The SO came in from her morning class and said, ‘Well… I don’t have to worry about signing up for my 401k anymore.’ She was hoping to sign up, since she had been teaching Medical Assistant classes at a for-profit college for a year and a half, and she missed the last enrolment period. She was informed that she was 55 hours short to sign up this period. :rolleyes: (If they counted all of her hours instead of however they do it, she would have been eligible.) Instead, she’s losing her job after this term. Her last class is tomorrow. Several people have been laid off, and several more will be laid off. The college closed a campus in Southern California, and the SO thinks they’re going to close the one up here too.
The good news is that she’s an RN with a BSN (four-year degree). (She also has a two-year degree as a paralegal.) Apparently she’s qualified to teach a couple of classes at a local community college. She’ll apply, and I hope she gets in! She hasn’t looked into the technical college yet. She can do actual nursing if there are any jobs she finds acceptable. She says she doesn’t want to take any more ‘crap’ jobs. In the meantime, she can collect unemployment benefits. There’s a two-week waiting period, and she was already going to be on unpaid leave over the holidays.
Well, as I said, the SO was taking two weeks off anyway. She had an interview on the 4th. She started this past Monday. I haven’t seen any unemployment benefits come in the mail, and she doesn’t know if she’ll get any. She stopped looking for work once her new employer said they were going to make her an offer.

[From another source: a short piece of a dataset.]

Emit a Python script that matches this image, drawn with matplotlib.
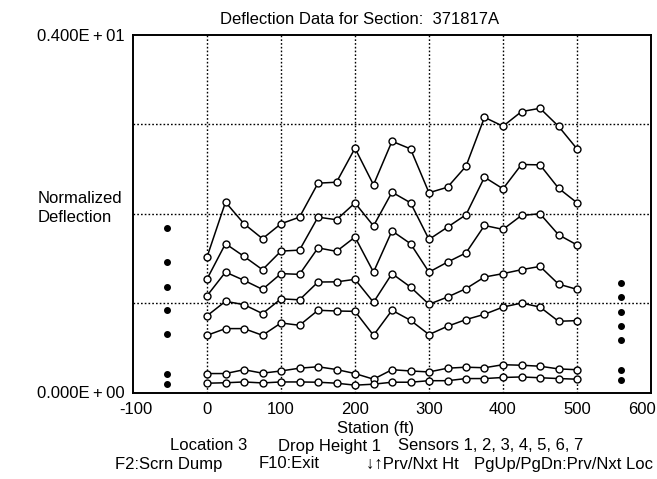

This week she’s doing orientation. She’ll be a home health care nurse, going to patients’ homes in this part of the county. This company is one of the first she applied to when she moved up after nursing school about four years ago. She’d really hoped to work for them. She apparently was very enthusiastic at her interview, telling them that she’d applied before. They checked later and found her original application. I guess that BSN she earned once she move up here helped.
Now instead of working one or two half days, two or three times a week, she’s going to have to learn to get up early and work long hours five days a week. But it will help pay her student loans, and allow her to go on her medical missions. She has paid vacation – coincidentally, which will be available right when she wants to go on her next mission – medical insurance, which she hasn’t had (other than her VA benefits) for about ten years, dental insurance, which she needs and can’t remember the last time she had it, and she’ll be making almost 50% more than I make.
I really, really, really hope the position works out. It’s the kind of nursing she wants to do, and it’s been very hard to find suitable positions in this area. (Nursing homes are hell-holes with very unreasonable patient loads – she knows someone with 75 patients – and where any nurse working at them is in danger of losing his or her license because of the nursing homes’ practices and focus on money instead of patient care. She wants to change the laws, but doesn’t know how.)
Perhaps home health care is a growing field of practice, with our aging population.
I’m glad she got the job too. She worked very hard to become an RN. It’s sad that it’s so difficult to get a position here. Of course, there are fewer than 83,000 people in the city. Even in Seattle, a friend with (at the time) 13 years of experience had trouble finding a nursing position. Nursing homes will hire a new grad with a two-year degree, but I’ve mentioned the conditions. There’s a reason they can’t retain nurses. Some health care places up here prefer to hire LPNs instead of RNs because they’re cheaper. Now it looks like CMAs are starting to do things LPNs were doing. The SO worked at one place where she enjoyed the work and the hours, but the supervisor was a piece of work. When introducing her, she’d always add on ‘She’s per diem.’ The implication being, ‘Don’t pay her any attention. She’s not full-time.’ And other stuff. The SO eventually gave notice and quit. Her supervisor forgot. Though it wasn’t actual nursing, she loved teaching CMA students. Though not full-time, she was happy with the pay. She liked having free time. (She did do a lot of work she didn’t get paid for, of course.) And she loved the people she worked with.